“To Kill a Mockingbird”: much loved, often challenged
Powerful writing has a way of removing our social blinders. That’s why good books can also feel so dangerous to some people. Harper Lee’s sole and Pulitzer Prize–winning novel, To Kill a Mockingbird, is considered to be one of the greatest novels of the twentieth century. It is also one of the era’s most banned and challenged books. The story of Atticus Finch, who quietly stood up to racist laws and institutions in the deep South, has moved readers to revelations and to tears since it was first published in 1960.

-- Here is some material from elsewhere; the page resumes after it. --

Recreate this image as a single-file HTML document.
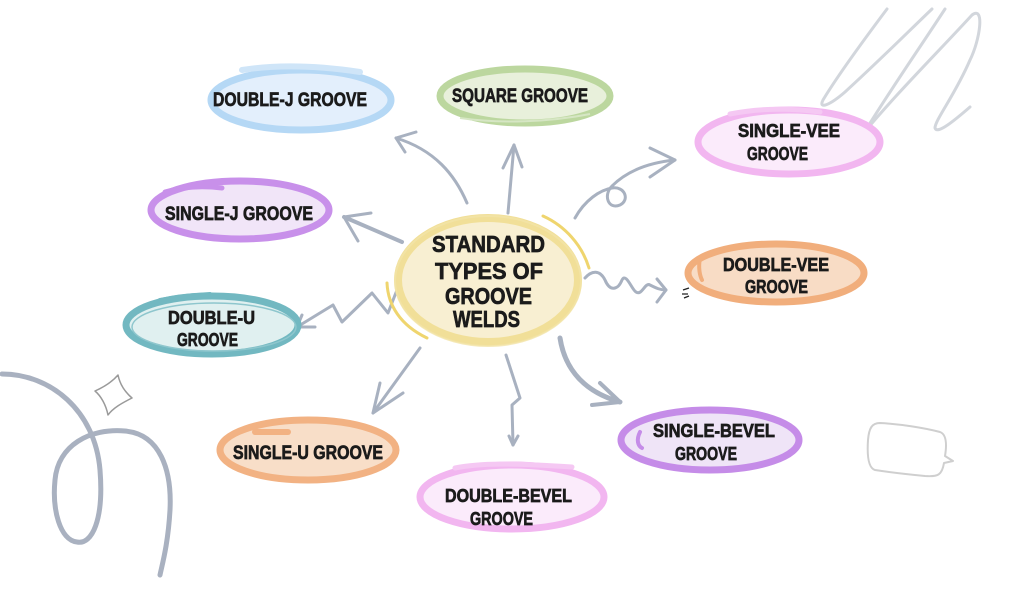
<!DOCTYPE html>
<html><head><meta charset="utf-8"><style>
html,body{margin:0;padding:0;background:#fff;}
svg{display:block;}
text{font-family:"Liberation Sans",sans-serif;font-weight:bold;fill:#1b1b1b;stroke:#1b1b1b;stroke-width:0.7;}
</style></head><body>
<svg width="1024" height="606" viewBox="0 0 1024 606" xmlns="http://www.w3.org/2000/svg">
<rect width="1024" height="606" fill="#fff"/>

<!-- top-right scribble -->
<path d="M887 9 C860 45 835 80 823 100 C818 110 830 105 845 92 C880 60 910 30 932 9" fill="none" stroke="#d2d6dc" stroke-width="3" stroke-linecap="round"/>
<path d="M945 9 C915 55 880 105 858 143" fill="none" stroke="#d2d6dc" stroke-width="3" stroke-linecap="round"/>
<path d="M858 140 C890 100 940 50 972 15 C985 5 980 40 970 60 C955 95 935 120 935 128 C937 135 955 120 970 107" fill="none" stroke="#d2d6dc" stroke-width="3" stroke-linecap="round"/>

<!-- bottom-left squiggle -->
<path d="M2 374 C50 374 95 410 100 470 C104 520 92 545 77 542 C60 540 52 510 55 480 C58 445 90 428 125 431 C160 434 172 470 170 510 C168 545 162 565 160 575" fill="none" stroke="#a9b1c0" stroke-width="5" stroke-linecap="round"/>
<!-- sparkle -->
<path d="M118 375 C120 385 125 392 132 398 C122 403 113 408 108 415 C106 405 101 396 95 391 C104 387 112 382 118 375 Z" fill="none" stroke="#9a9a9a" stroke-width="1.5" stroke-linejoin="round"/>
<!-- speech bubble -->
<path d="M880 423 C900 424 925 428 940 432 C948 435 946 450 945 456 L953 461 L944 463 C942 475 938 477 925 476 C905 474 888 472 875 470 C868 468 867 455 868 440 C869 428 872 423 880 423 Z" fill="none" stroke="#cfcfcf" stroke-width="2" stroke-linejoin="round"/>

<!-- connectors -->
<g fill="none" stroke="#a8b1c0" stroke-width="3" stroke-linecap="round" stroke-linejoin="round">
  <path d="M467 203 C455 175 435 150 396 138"/>
  <path d="M416 132 L396 138 L405 152"/>
  <path d="M508 213 L514 145"/>
  <path d="M503 168 L514 145 L522 167"/>
  <path d="M402 242 L344 217" stroke-width="4"/>
  <path d="M371 213 L344 217 L358 241"/>
  <path d="M397 290 L388 313 L372 293 L342 322 L333 305 L297 327"/>
  <path d="M302 315 L297 327 L315 327"/>
  <path d="M420 348 L373 413"/>
  <path d="M380 383 L373 413 L403 393"/>
  <path d="M506 355 L520 398 L512 405 L513 445"/>
  <path d="M509 436 L513 445 L518 436"/>
  <path d="M560 338 C565 370 585 392 620 402" stroke-width="5"/>
  <path d="M600 383 L620 402 L592 405" stroke-width="4"/>
  <path d="M575 218 C585 200 600 190 612 188 C625 186 630 200 620 205 C608 210 603 195 612 186 C630 168 655 162 675 160"/>
  <path d="M650 148 L675 160 L650 177"/>
  <path d="M585 278 C592 270 600 270 605 280 C610 292 618 290 622 280 C626 272 632 290 636 292 C642 296 645 282 650 285 C656 288 660 290 666 290"/>
  <path d="M657 279 L666 290 L657 302"/>
</g>
<path d="M683 290 l6 -2 M682 294 l6 0 M684 298 l5 -2" stroke="#222" stroke-width="1.3" fill="none"/>

<!-- central node -->
<ellipse cx="488" cy="280" rx="90" ry="62" fill="#f8efd2" stroke="#f1df98" stroke-width="8"/>
<ellipse cx="488" cy="281" rx="93" ry="65" fill="none" stroke="#f3e4a8" stroke-width="2" opacity="0.8"/>
<path d="M543 216 C565 226 582 245 589 268" fill="none" stroke="#efd56e" stroke-width="3" stroke-linecap="round"/>
<path d="M387 283 C388 305 400 325 427 338" fill="none" stroke="#efd56e" stroke-width="3" stroke-linecap="round"/>
<text x="432" y="252" font-size="23" textLength="113" lengthAdjust="spacingAndGlyphs">STANDARD</text>
<text x="435" y="279" font-size="23" textLength="108" lengthAdjust="spacingAndGlyphs">TYPES OF</text>
<text x="445" y="304" font-size="23" textLength="87" lengthAdjust="spacingAndGlyphs">GROOVE</text>
<text x="453" y="327" font-size="23" textLength="67" lengthAdjust="spacingAndGlyphs">WELDS</text>

<!-- Double-J -->
<ellipse cx="301" cy="100" rx="90" ry="30" fill="#e3effc" stroke="#b5d8f5" stroke-width="7"/>
<path d="M242 70 C280 64 320 66 360 72" fill="none" stroke="#cfe5f8" stroke-width="6" stroke-linecap="round"/>
<text x="213" y="106" font-size="19" textLength="154" lengthAdjust="spacingAndGlyphs">DOUBLE-J GROOVE</text>

<!-- Square -->
<ellipse cx="525" cy="96" rx="85" ry="27" fill="#e8f0db" stroke="#bcd79f" stroke-width="7"/>
<path d="M460 118 C500 124 550 122 590 114" fill="none" stroke="#d6e6c4" stroke-width="2"/>
<text x="452" y="102" font-size="19" textLength="136" lengthAdjust="spacingAndGlyphs">SQUARE GROOVE</text>

<!-- Single-Vee -->
<ellipse cx="789" cy="142" rx="91" ry="32" fill="#fbebfb" stroke="#f2b6f0" stroke-width="7"/>
<path d="M730 114 C760 108 790 108 820 112" fill="none" stroke="#f5c8f3" stroke-width="5" stroke-linecap="round"/>
<text x="738" y="137" font-size="18" textLength="102" lengthAdjust="spacingAndGlyphs">SINGLE-VEE</text>
<text x="747" y="160" font-size="18" textLength="61" lengthAdjust="spacingAndGlyphs">GROOVE</text>

<!-- Single-J -->
<ellipse cx="240" cy="210" rx="89" ry="29" fill="#f1e5f8" stroke="#c890ea" stroke-width="7"/>
<path d="M165 192 C185 186 205 186 222 188" fill="none" stroke="#c890ea" stroke-width="5" stroke-linecap="round"/>
<text x="165" y="220" font-size="19" textLength="148" lengthAdjust="spacingAndGlyphs">SINGLE-J GROOVE</text>

<!-- Double-Vee -->
<ellipse cx="776" cy="273" rx="88" ry="29" fill="#f8dcc5" stroke="#f1ae7c" stroke-width="7"/>
<path d="M700 258 C698 268 700 276 702 280" fill="none" stroke="#f1ae7c" stroke-width="4" stroke-linecap="round"/>
<text x="723" y="271" font-size="18" textLength="106" lengthAdjust="spacingAndGlyphs">DOUBLE-VEE</text>
<text x="745" y="293" font-size="18" textLength="63" lengthAdjust="spacingAndGlyphs">GROOVE</text>

<!-- Double-U -->
<ellipse cx="212" cy="325" rx="86" ry="29" fill="#e0f0f0" stroke="#72b8c1" stroke-width="7"/>
<ellipse cx="214" cy="327" rx="82" ry="24" fill="none" stroke="#8ec6cd" stroke-width="1.5"/>
<path d="M160 300 C180 296 195 295 210 294" fill="none" stroke="#72b8c1" stroke-width="4" stroke-linecap="round"/>
<text x="168" y="324" font-size="18" textLength="87" lengthAdjust="spacingAndGlyphs">DOUBLE-U</text>
<text x="177" y="346" font-size="18" textLength="61" lengthAdjust="spacingAndGlyphs">GROOVE</text>

<!-- Single-U -->
<ellipse cx="308" cy="450" rx="88" ry="30" fill="#f8dec8" stroke="#f2b283" stroke-width="7"/>
<path d="M255 432 L288 432" stroke="#f2b283" stroke-width="6" stroke-linecap="round"/>
<text x="233" y="459" font-size="19" textLength="150" lengthAdjust="spacingAndGlyphs">SINGLE-U GROOVE</text>

<!-- Double-Bevel -->
<ellipse cx="512" cy="497" rx="92" ry="32" fill="#fbebfb" stroke="#f2b6f0" stroke-width="7"/>
<path d="M455 468 C480 463 510 463 572 467" fill="none" stroke="#f5c8f3" stroke-width="5" stroke-linecap="round"/>
<text x="445" y="502" font-size="18" textLength="127" lengthAdjust="spacingAndGlyphs">DOUBLE-BEVEL</text>
<text x="470" y="525" font-size="18" textLength="63" lengthAdjust="spacingAndGlyphs">GROOVE</text>

<!-- Single-Bevel -->
<ellipse cx="710" cy="440" rx="89" ry="30" fill="#efe4f7" stroke="#c58ce8" stroke-width="7"/>
<path d="M640 432 C636 440 638 446 642 448" fill="none" stroke="#c58ce8" stroke-width="4" stroke-linecap="round"/>
<text x="653" y="437" font-size="18" textLength="122" lengthAdjust="spacingAndGlyphs">SINGLE-BEVEL</text>
<text x="675" y="460" font-size="18" textLength="62" lengthAdjust="spacingAndGlyphs">GROOVE</text>
</svg>
</body></html>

“I tried to give a sense of proportion to life in the South,” said Lee in one of the few interviews she has given since the novel’s publication. “I think that Southerners react with the same kind of horror as other people do about the injustice in their land.” (You can find this interview and much more on To Kill a Mockingbird & Harper Lee, the comprehensive Web site of an admirer.)
It’s a testament to the power of Lee’s work and to the accuracy of the social mirror that she provides that To Kill a Mockingbird is one of the most frequently challenged and sometimes banned books of the twentieth century. In school districts across the United States, parents and administrators have challenged the propriety of requiring students to read a work that includes profanity, racial slurs, rape, and racism. At times, the challenges have been successful. But, most often, the novel remains on library shelves and on class curricula as an important reflection of American life and history.
The first full-length biography of Harper Lee, by the way, was published in May, 2006. Biographer Charles J. Shields “has done an admirable job of getting to know Nelle Harper Lee from a distance,” writes Anita Beaman for The Hub. “Due to Lee’s desire for privacy, it’s as close as readers are likely to come to getting inside the mind of the author of one of the greatest books of the twentieth century.” Mockingbird: A Portrait of Harper Lee has already been nominated for a Quill Book Award.